The 19-year-old utility back was born in Perth, Australia, but came to England at the age of four and, after settling in Hemel Hempstead, speaks with a London accent that is beginning to proliferate around Super League’s southern outpost.

The Broncos lost their most famous son, Louie McCarthy-Scarsbrook, to St Helens two years ago, but his old sparring partner Tony Clubb remains and has been joined by a host of academy products.

Olsi Krasniqi, Keiran Dixon, Ben Bolger, Omari Caro, Michael Channing, Will Lovell and Sarginson are among those to emerge from the London development system to make their Super League debuts in the last three years.

Sarginson made his bow, while still only 17, in a Carnegie Challenge Cup tie at Gateshead just over 12 months ago and has already made 20 Super League appearances, scoring nine tries.

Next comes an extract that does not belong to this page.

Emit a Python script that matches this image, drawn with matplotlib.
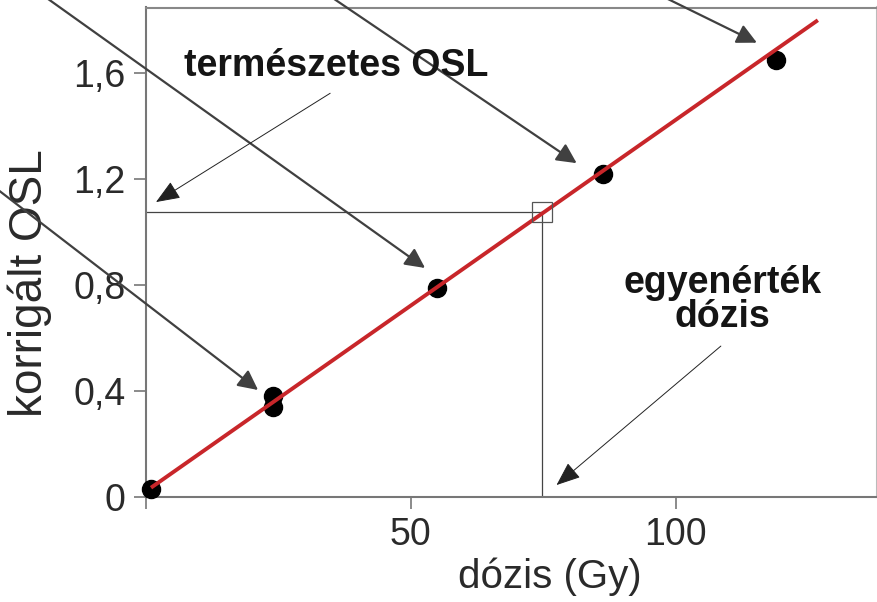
import numpy as np
import matplotlib
matplotlib.use("Agg")
import matplotlib.pyplot as plt

plt.rcParams['font.family'] = ['Liberation Sans', 'DejaVu Sans']

# measured points (dose in Gy, corrected OSL)
dose = [1, 24, 24, 55, 86.2, 118.9]
osl = [0.03, 0.38, 0.34, 0.79, 1.22, 1.65]

# growth curve (red line) end points
fit_x = [1, 126.8]
fit_y = [0.034, 1.80]

# natural OSL and equivalent dose
nat_osl = 1.075
eq_dose = 74.8

y_ticks = [0, 0.4, 0.8, 1.2, 1.6]
y_labels = ['0', '0,4', '0,8', '1,2', '1,6']
x_ticks = [0, 50, 100]
x_labels = ['', '50', '100']

fig = plt.figure(figsize=(8.78, 6.02), dpi=100)
ax = fig.add_axes([145.7 / 878, 1 - 496.7 / 602, 731 / 878, 489.2 / 602])
ax.set_xlim(0, 137.9)
ax.set_ylim(0, 1.848)

# construction lines for the equivalent dose
ax.plot([0, eq_dose], [nat_osl, nat_osl], color='#444444', lw=0.9, zorder=2)
ax.plot([eq_dose, eq_dose], [0, nat_osl], color='#444444', lw=0.9, zorder=2)
ax.plot([eq_dose], [nat_osl], marker='s', ms=15, mfc='none', mec='#555555', mew=0.9, zorder=5)

ax.plot(dose, osl, 'o', color='black', ms=13, zorder=3, clip_on=False)
ax.plot(fit_x, fit_y, color='#c8262a', lw=2.8, zorder=4, solid_capstyle='butt')

# long arrows pointing at the regeneration points
long_arrows = [((-29.4, 1.183), (21.2, 0.403)),
               ((-23.3, 1.95), (52.7, 0.864)),
               ((30.4, 1.95), (81.3, 1.26)),
               ((91.4, 1.95), (115.3, 1.715))]
for start, tip in long_arrows:
    ax.annotate('', xy=tip, xytext=start, annotation_clip=False,
                arrowprops=dict(arrowstyle='-|>,head_length=1.2,head_width=0.6',
                                mutation_scale=10, color='#404040', lw=1.6,
                                shrinkA=0, shrinkB=0))

# labels with thin arrows
ax.text(35.9, 1.627, 'természetes OSL', ha='center', va='center',
        fontsize=27, fontweight='bold', color='#151515')
ax.annotate('', xy=(1.94, 1.113), xytext=(34.8, 1.524),
            arrowprops=dict(arrowstyle='-|>,head_length=1.5,head_width=0.6',
                            mutation_scale=10, color='#222222', lw=0.7,
                            shrinkA=0, shrinkB=0))
ax.text(108.8, 0.743, 'egyenérték\ndózis', ha='center', va='center',
        fontsize=27, fontweight='bold', color='#151515', linespacing=0.95)
ax.annotate('', xy=(77.5, 0.044), xytext=(108.5, 0.569),
            arrowprops=dict(arrowstyle='-|>,head_length=1.5,head_width=0.6',
                            mutation_scale=10, color='#222222', lw=0.7,
                            shrinkA=0, shrinkB=0))

ax.set_xticks(x_ticks)
ax.set_xticklabels(x_labels)
ax.set_yticks(y_ticks)
ax.set_yticklabels(y_labels)
ax.tick_params(axis='both', length=8.5, width=1.2, color='#777777',
               labelsize=27, labelcolor='#2a2a2a', pad=6)

for side in ['left', 'bottom']:
    ax.spines[side].set_color('#777777')
    ax.spines[side].set_linewidth(1.5)
ax.spines['top'].set_color('#888888')
ax.spines['right'].set_color('#bbbbbb')
ax.spines['top'].set_linewidth(1.5)
ax.spines['right'].set_linewidth(1.5)

ax.set_xlabel('dózis (Gy)', fontsize=29, color='#2a2a2a')
ax.xaxis.set_label_coords(0.553, -0.125)
ax.set_ylabel('korrigált OSL', fontsize=33, color='#2a2a2a')
ax.yaxis.set_label_coords(-0.128, 0.437)

fig.savefig('out.png', dpi=100)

“It’s all happened a bit quick,” he said. “I still haven’t found the position that I want to play yet. I’ve been playing centre and I was at half-back at the weekend.

“It’s really good to be playing week in, week out. I’ve been playing for three years now but I’ve still a lot to learn.

“The older blokes are always pulling me aside and telling me things I didn’t know. There are still rules I don’t know about the game.

“Next season I want a squad number and to cement my place in the team and hopefully move on to England Knights, which is my ambition for this season and next.”

Sarginson, who represented England Under-18s last year against France, was introduced to rugby league by development officer Callum Irving during a visit to his school and took up an invitation to join his local club, Hemel Stags, who will make the step up to Championship One in 2013.

Sarginson, who recently moved to London to be near the Broncos’ training ground, believes the work of the development officers in the south of England is about to pay huge dividends.

“I never knew about rugby league until I had that PE lesson but it’s definitely getting more recognition now, especially in places like Medway, where we played a game on the road,” he said.

“We had a crowd of 3,800 and half of them were probably just players that had come from Medway, which is a massive development.

“There’s a lot more development work going on. People are going round to schools getting people into the game at an early age.

“It’s looking good. There’s a lot more participation and a lot more people know who London Broncos are. It looks like it’s on the way up.”

The Londoners, who abandoned their Harlequins RL name at the end of last season, are still drawing the worst crowds in Super League to the Twickenham Stoop but Sarginson is hoping a few more wins can bring in the fans.

“It’s probably down to a few things,” he said. “We’ve not really put in the performances we needed recently but hopefully we can turn that around. We’ve got the squad to beat any team.”